You see, “works” do not save us because the Bible has clearly proven to us that we have been saved by grace through faith…it is the gift of God, not a result of works.
“For by grace you have been saved through faith. And this is not your own doing; it is the gift of God, not a result of works, so that no one may boast”Ephesians 2:8–9
The good news is that, we cannot achieve this working out by our strength, Phillipains 2:13, which is the second part of the passage, says, “for it is God who works in you, both to will and to work for his good pleasure.” You see, this means that God is the one in us to help us work out our salvation.
In fact, the Apostle Paul has never been heard addressing his audience to live in a continuous state of nervousness and anxiety. This will surely go against his many other exhortations to peace of mind, courage, and confidence in the God who is the giver of salvation. The Greek interpretation of word “fear” in this context can also mean “reverence” or “respect.”
Paul also used this same phrase where he refers to Titus as being encouraged by the Corinthians’ reception of him “with fear and trembling,” that is, with great humility and respect as a minister of the gospel of Jesus Christ.
And his affection for you is even greater, as he remembers the obedience of you all, how you received him with fear and trembling.2 Corinthians 7:15
Paul himself came to the Corinthian church in “weakness and fear, and with much trembling” (1 Corinthians 2:3), mindful of the great and awesome nature of the work in which he was engaged.
Romans 8:29-30 says, “For those whom he foreknew he also predestined to be conformed to the image of his Son, in order that he might be the firstborn among many brothers. And those whom he predestined he also called, and those whom he called he also justified, and those whom he justified he also glorified.

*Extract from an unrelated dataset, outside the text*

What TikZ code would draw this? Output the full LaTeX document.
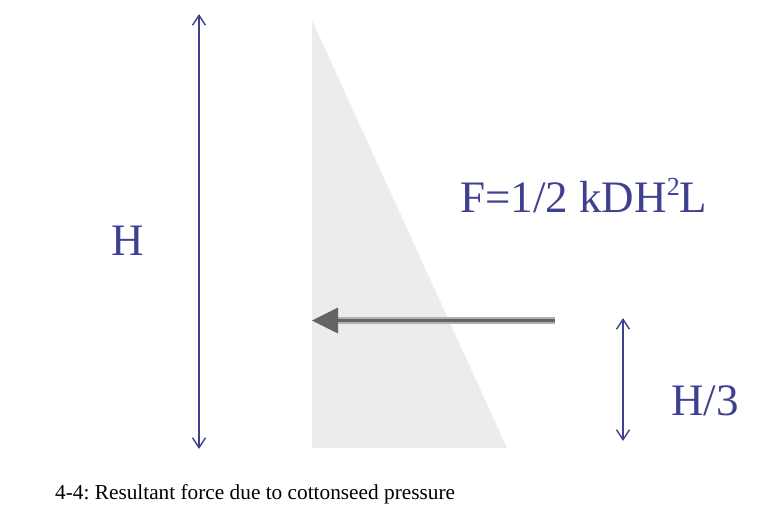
\documentclass[tikz,border=0pt]{standalone}
\usepackage{fontspec}
\setmainfont{Liberation Serif}
\usetikzlibrary{arrows.meta,positioning}
\definecolor{dimblue}{RGB}{64,64,144}
\definecolor{wallgray}{RGB}{236,236,236}
\definecolor{forcegray}{RGB}{100,100,100}
\frenchspacing

\begin{document}
\begin{tikzpicture}
[x=1pt,y=-1pt,
 dim/.style={draw=dimblue,line width=1.4pt,{Straight Barb[length=10pt,width=13pt]}-{Straight Barb[length=10pt,width=13pt]}},
 bigtext/.style={text=dimblue,font=\fontsize{45}{45}\selectfont,inner sep=0pt},
 caption/.style={font=\fontsize{21.3}{21.3}\selectfont,inner sep=0pt,anchor=base west}]
\useasboundingbox (0,0) rectangle (768,532);
% pressure triangle
\fill[wallgray] (312,20) -- (312,448) -- (507,448) -- cycle;
% dimension arrows
\coordinate (htop) at (199,14);
\coordinate (hbot) at (199,449);
\coordinate (thirdtop) at (623,318);
\coordinate (thirdbot) at (623,441);
\draw[dim] (htop) -- (hbot);
\draw[dim] (thirdtop) -- (thirdbot);
\node[bigtext] (hlabel) at (127.5,240.5) {H};
\node[bigtext] (thirdlabel) at (705,401) {H/3};
\node[bigtext,anchor=base west] (formula) at (460,212) {F=1/2 kDH\raisebox{17pt}{\fontsize{26}{26}\selectfont 2}L};
% resultant force
\coordinate (ftail) at (555,320.5);
\coordinate (fhead) at (312,320.5);
\draw[line width=6.5pt,forcegray!50] (ftail) -- ([xshift=24pt]fhead);
\draw[line width=3pt,forcegray] (ftail) -- ([xshift=24pt]fhead);
\fill[forcegray] (fhead) -- ++(26,-13) -- ++(0,26) -- cycle;
\node[caption] (cap) at (55,499) {4-4: Resultant force due to cottonseed pressure};
\end{tikzpicture}
\end{document}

To understand the real context of working out our salvation, let us look at it in two direction: “work out” and “fear and trembling.” First, the Greek verb rendered “work out” means “to continually work to bring something to completion or fruition.” You may not bring out the best of something if you don’t continually work on it. In the world we live, there are ‘a thousand and one sins’ that can make us feel unworthy of our salvation and that is why we can work out our salvation by continually applying Gods word in our daily lives. Paul explains further in the next chapter of Philippians. He describes himself as “straining” and “pressing on” toward the goal of Christlikeness.
(13) Brethren, I count not myself to have apprehended: but this one thing I do, forgetting those things which are behind, and reaching forth unto those things which are before, (14) I press toward the mark for the prize of the high calling of God in Christ Jesus.Philippians 3:13-14
The second direction, “fear and trembling,” Believers are to have the attitude of total surrender to the will nd lordship of God the supreme. A believer who wants to know how healthy he is in faith, let him check how he references Gods word.
Fear and trembling means that we must always have the attitude of being on guard. As Christians, we need to have a Godly fear that protects us from temptations, pridefulness, awareness of our heart’s deceitfulness, and one’s inner corruption.
Being saved by Jesus Christ doesn’t mean that we should continue our old way of life as though nothing has changed in us. The full meaning of repentance is turning from the old way and walking in the way of the lord. That is; walking in the newness of life, to put off your old self and put on the new you. We are expected to remain committed to obeying God though his word on a daily basis, in conduct, attitude, faithfulness to him.
Obedience and submission to the God we revere and respect is our “reasonable service” (Romans 12:1-2) and brings great joy. Psalm 2:11 sums it up perfectly: “Serve the LORD with fear and rejoice with trembling.” We work out our salvation by going to the very source of our salvation—the Word of God—wherein we renew our hearts and minds (Romans 12:1-2), coming into His presence with a spirit of reverence and awe.
Jesus is our model for the life we have been called to live. Hebrews 12:2-3 says, “looking to Jesus, the founder and perfecter of our faith, who for the joy that was set before him endured the cross, despising the shame, and is seated at the right hand of the throne of God.”
Let us fix our gaze forever on Jesus and follow His model given to us in the word of God. As we look at Christ, we must be obedient to God. Just as Christ Himself was obedient, humbling Himself even to the point of death (Philippians 2:8).
I urge you, dear brothers and sisters in the lord, to work out your salvation with fear and trembling by abiding in Christ, allowing His Holy Spirit to manifest in your life accomplishing His divine work so that we are sanctified for the glory of God to the praise of the Father. Amen!